On completion of this qualification, you will be able to:

  • understand and use scientific concepts and information, and apply these concepts and information in relevant situations, including unfamiliar situations
  • grasp abstract physical concepts
  • absorb information presented in a variety of forms: text, numerical, diagrammatic, web pages and multimedia/software packages.

Practical and/or professional skills

On completion of this qualification, you will be able to:

  • retrieve and analyse astronomy and planetary science data from sources on the world wide web, use computer spreadsheets to investigate some of the theoretical ideas that are presented in the modules and process some astronomical data using astronomical software.

Key skills

On completion of this qualification, you will be able to:

  • write short, written arguments that are coherent and clear, an appropriate for the intended audience
  • use spreadsheets to analyse and present observational data, and to investigate simple mathematical behaviour, and use astronomical software to process data
  • use the internet to find information related to topics of astronomical interest, and use astronomical databases on the internet
  • apply arithmetic, simple algebra, and simple graphical methods to solving a scientific problem
  • improve your own learning and performance.

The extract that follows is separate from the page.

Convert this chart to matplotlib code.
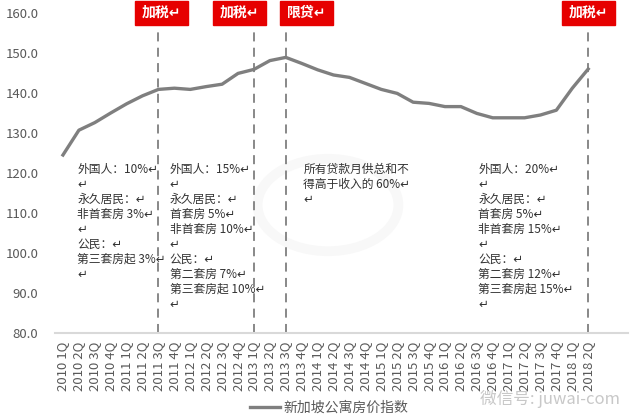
import matplotlib.pyplot as plt
import matplotlib.patches as mpatches
import numpy as np

plt.rcParams['font.family'] = ['Noto Sans CJK SC', 'DejaVu Sans']

quarters = ['2010 1Q', '2010 2Q', '2010 3Q', '2010 4Q',
            '2011 1Q', '2011 2Q', '2011 3Q', '2011 4Q',
            '2012 1Q', '2012 2Q', '2012 3Q', '2012 4Q',
            '2013 1Q', '2013 2Q', '2013 3Q', '2013 4Q',
            '2014 1Q', '2014 2Q', '2014 3Q', '2014 4Q',
            '2015 1Q', '2015 2Q', '2015 3Q', '2015 4Q',
            '2016 1Q', '2016 2Q', '2016 3Q', '2016 4Q',
            '2017 1Q', '2017 2Q', '2017 3Q', '2017 4Q',
            '2018 1Q', '2018 2Q']
index = [124.5, 130.7, 132.6, 135.0, 137.3, 139.3, 140.9, 141.2,
         140.9, 141.6, 142.2, 144.9, 145.9, 148.1, 148.9, 147.4,
         145.8, 144.5, 143.9, 142.4, 140.9, 139.9, 137.7, 137.4,
         136.6, 136.6, 134.9, 133.8, 133.8, 133.8, 134.5, 135.7,
         141.2, 146.0]
series_name = '新加坡公寓房价指数'

# policy events: quarter, label
events = ['2011 3Q', '2013 1Q', '2013 3Q', '2018 2Q']
event_labels = ['加税', '加税', '限贷', '加税']

notes = [
    '外国人：10%↵\n↵\n永久居民：↵\n非首套房 3%↵\n↵\n公民：↵\n第三套房起 3%↵\n↵',
    '外国人：15%↵\n↵\n永久居民：↵\n首套房 5%↵\n非首套房 10%↵\n↵\n公民：↵\n第二套房 7%↵\n第三套房起 10%↵\n↵',
    '所有贷款月供总和不\n得高于收入的 60%↵\n↵',
    '外国人：20%↵\n↵\n永久居民：↵\n首套房 5%↵\n非首套房 15%↵\n↵\n公民：↵\n第二套房 12%↵\n第三套房起 15%↵\n↵',
]
note_x = [0.9, 6.7, 15.1, 26.1]

fig = plt.figure(figsize=(6.4, 4.2), dpi=100)
ax = fig.add_axes([55 / 640, 87 / 420, 573 / 640, 320 / 420])

# faint watermark ring behind everything
ring = mpatches.Circle((328 / 640, 1 - 205 / 420), 0.11, transform=fig.transFigure,
                       fill=False, lw=7, color='#f8f8f8', zorder=0.5)
ax.add_patch(ring)

x = np.arange(len(quarters))
ax.plot(x, index, color='#7f7f7f', lw=2.4, label=series_name, zorder=3)

for q in events:
    ax.axvline(quarters.index(q), ymin=0, ymax=0.94, color='#7f7f7f', lw=1.3,
               linestyle=(0, (5, 3.5)), zorder=2)

box_cx = [161.5, 239.5, 306.5, 588.5]
for cx, lab in zip(box_cx, event_labels):
    fig.patches.append(mpatches.Rectangle(((cx - 26.5) / 640, 1 - 25 / 420), 53 / 640, 24 / 420,
                                          transform=fig.transFigure, color='#e60000', zorder=5))
    fig.text(cx / 640, 1 - 12.5 / 420, lab + '↵', color='white', fontsize=10, fontweight='bold',
             ha='center', va='center', zorder=7)

for nx, txt in zip(note_x, notes):
    ax.text(nx, 122.5, txt, fontsize=8.5, color='#333333', va='top', ha='left',
            linespacing=1.2, zorder=4)

ax.set_xlim(-0.5, 35.5)
ax.set_ylim(80, 160)
ax.set_yticks(np.arange(80, 161, 10))
ax.set_yticklabels(['%.1f' % v for v in np.arange(80, 161, 10)])
ax.set_xticks(x)
ax.set_xticklabels(quarters, rotation=90)
ax.tick_params(axis='both', length=0, colors='#595959')
ax.tick_params(axis='x', pad=6, labelsize=9.5)
ax.tick_params(axis='y', pad=12, labelsize=9.5)
for s in ['top', 'right', 'left']:
    ax.spines[s].set_visible(False)
ax.spines['bottom'].set_color('#d9d9d9')
ax.spines['bottom'].set_linewidth(1.5)

fig.legend(loc='center', bbox_to_anchor=(329 / 640, 1 - 408 / 420), frameon=False,
           fontsize=10, labelcolor='#595959', handlelength=2.2, handletextpad=0.2)

fig.text(620 / 640, 1 - 399 / 420, '微信号: juwai-com', color='#c8c8c8', fontsize=12,
         ha='right', va='center')

fig.savefig('out.png', dpi=100)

Teaching, learning and assessment methods

Knowledge, understanding and application skills, as well as cognitive (thinking) skills are mainly acquired from either texts or online reading materials, with supporting material from web-based information sources. Basic principles underlying techniques and instruments are taught in part via activities, which will have a strong computer-based component. The skills to improve your own learning and performance are not taught explicitly, but developed by an online discussion forum and pre-course assessments. Self-testing is encouraged through in-text questions, exercises and examples. At least one part of this course is reliant on computer-based assessment which requires internet and computing access at specific times of the year.

Assessment is by tutor-marked assignments (TMAs) and online end-of-module examination.